Взволнованная вихрем воспоминаний, Роза Келлер повернулась к театру спиной и отказалась от намерений воссоздать прошлое. Ничего не вернуть. Новое лицо дало ей новую жизнь, и неблагоразумно расхаживать по земле, оповещая о воскресении, которое не принесет ей никакой выгоды. Она постарается радоваться своему новому облику, смирится со своей природой падшего ангела. Вечером того же дня Роза Келлер начала мстить.
Она знала, что на островке в устье реки некий рыбак выстроил хижину на сваях. Рыбак жил отшельником, и его смерть никого бы не встревожила, тем более на этом берегу — в единственной точке острова, где в тени кокосовой пальмы труп мог бы пролежать несколько дней. Уединенная хижина, своеобразный остров посреди острова, была бы отличным логовом для того, кто задумал изощренные злодейства. Оставалось лишь ею завладеть — не самая сложная задача. Рыбаки отлично управляются с гарпунами и ножами, и драться с ними врукопашную — затея незавидная, скорее безумие, самоубийство для неопытного, начинающего убийцы, который опрометчиво нападет спереди. Как было сказано выше, силу одолевают хитростью. Итак, Роза Келлер решила воспользоваться старой тактикой троянского коня и, изобразив умирающую прямо у дверей хижины, привлекла внимание рыбака, который пал жертвой своей доброты: впустил к себе зверя, и… ценой всего лишь двух-трех ударов ножом в спину простака дом сменил владельца.
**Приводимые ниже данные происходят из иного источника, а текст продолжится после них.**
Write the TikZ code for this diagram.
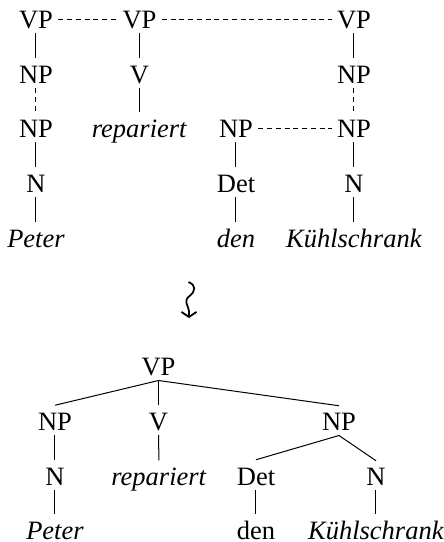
\documentclass[tikz,border=0pt]{standalone}
\usepackage{fontspec}
\IfFontExistsTF{LiberationSerif-Regular.ttf}
  {\setmainfont{LiberationSerif}[Extension=.ttf,UprightFont=*-Regular,ItalicFont=*-Italic,BoldFont=*-Bold,BoldItalicFont=*-BoldItalic]}
  {\setmainfont{Liberation Serif}}
\usetikzlibrary{arrows.meta}
\begin{document}
\begin{tikzpicture}[x=0.4pt,y=-0.4pt,
  lbl/.style={inner sep=0pt, anchor=base, text height=6.9pt, text depth=0pt, font=\fontsize{10.6}{12}\selectfont},
  tline/.style={line width=0.4pt, shorten <=1.8pt, shorten >=2.8pt},
  dline/.style={tline, dash pattern=on 2pt off 1.5pt},
  hdash/.style={line width=0.4pt, dash pattern=on 2pt off 1.5pt, shorten <=2pt, shorten >=2pt},
  bline/.style={line width=0.4pt}]
\useasboundingbox (0,0) rectangle (444,542);
% top trees
\node[lbl] (a1) at (36,28) {VP};
\node[lbl] (b1) at (139.5,28) {VP};
\node[lbl] (d1) at (354,28) {VP};
\node[lbl] (a2) at (36,83) {NP};
\node[lbl] (b2) at (139.5,83) {V};
\node[lbl] (d2) at (354,83) {NP};
\node[lbl] (a3) at (36,137) {NP};
\node[lbl] (b3) at (139.5,137) {\textit{repariert}};
\node[lbl] (c3) at (236,137) {NP};
\node[lbl] (d3) at (354,137) {NP};
\node[lbl] (a4) at (36,192) {N};
\node[lbl] (c4) at (236,192) {Det};
\node[lbl] (d4) at (354,192) {N};
\node[lbl] (a5) at (36,247) {\textit{Peter}};
\node[lbl] (c5) at (236,247) {\textit{den}};
\node[lbl] (d5) at (354,247) {\textit{Kühlschrank}};
\draw[tline] (a1.south) -- (a2.north);
\draw[dline] (a2.south) -- (a3.north);
\draw[tline] (a3.south) -- (a4.north);
\draw[tline] (a4.south) -- (a5.north);
\draw[tline] (b1.south) -- (b2.north);
\draw[tline] (b2.south) -- (b3.north);
\draw[tline] (c3.south) -- (c4.north);
\draw[tline] (c4.south) -- (c5.north);
\draw[tline] (d1.south) -- (d2.north);
\draw[dline] (d2.south) -- (d3.north);
\draw[tline] (d3.south) -- (d4.north);
\draw[tline] (d4.south) -- (d5.north);
\draw[hdash] (a1.east) -- (b1.west);
\draw[hdash] (b1.east) -- (d1.west);
\draw[hdash] (c3.east) -- (d3.west);
% squiggly arrow
\draw[line width=0.7pt, -{Straight Barb[length=2pt,width=6pt]}]
  (188.5,282) .. controls (196,285) and (196,291) .. (189.5,296)
  .. controls (183,301) and (188.5,306) .. (189,311) -- (189,318);
% bottom tree
\node[lbl] (B1) at (158.5,375) {VP};
\node[lbl] (A2) at (55,430) {NP};
\node[lbl] (B2) at (158.5,430) {V};
\node[lbl] (D2) at (339,430) {NP};
\node[lbl] (A3) at (55,485) {N};
\node[lbl] (B3) at (159,485) {\textit{repariert}};
\node[lbl] (C3) at (256,485) {Det};
\node[lbl] (E3) at (376,485) {N};
\node[lbl] (A4) at (55,539) {\textit{Peter}};
\node[lbl] (C4) at (256,539) {den};
\node[lbl] (E4) at (376,539) {\textit{Kühlschrank}};
\coordinate (B1b) at ([yshift=-2pt]B1.south);
\coordinate (D2b) at ([yshift=-2pt]D2.south);
\draw[bline] (B1b) -- ([yshift=2.8pt]A2.north);
\draw[bline] (B1b) -- ([yshift=2.8pt]B2.north);
\draw[bline] (B1b) -- ([yshift=2.6pt]D2.north);
\draw[bline] (D2b) -- ([yshift=3pt]C3.north);
\draw[bline] (D2b) -- ([yshift=2.6pt]E3.north);
\draw[tline] (A2.south) -- (A3.north);
\draw[tline] (A3.south) -- (A4.north);
\draw[tline] (B2.south) -- (B3.north);
\draw[tline] (C3.south) -- (C4.north);
\draw[tline] (E3.south) -- (E4.north);
\end{tikzpicture}
\end{document}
Теперь предстояло отыскать Анри де Сада, который либо покинул город, либо, подобно Розе Келлер, перерядился, сменил имя и, возможно, даже щеголяет с новехоньким лицом. Роза должна была справиться со сложнейшим этапом своего плана колоссального истребления, но история с рыбаком навела ее на мысль, что преступление должно войти в привычку, ведь жертвы не всегда столь наивно и самоуверенно торчат на каждом углу; некоторых изловить трудно; а некоторые даже — такие же палачи, как их убийца, извращенные, странные, непоседливые, неуловимые, как вода, скользкие, как масло, колючие, переменчивые; иногда они просыпаются жестокими и кровожадными, а иногда — кроткими, до омерзения податливыми, скользкими, как слюни на слюнявчике слюнтяя. Первым делом требовалось обзавестись кое-какими инструментами, которые облегчат работу, ибо смерть не всегда сводится к ловкости голых рук и ног: удушению, ударам по вискам и затылку, пинкам в печень. Ее разнообразят кинжалы и бритвы, пробойники и шприцы, умащенные ядом, а также веревки, осколки стекла, сабли и косы, пистолеты и аркебузы на тот случай, если не подвернется что-то получше, вроде пушки или дорожного катка.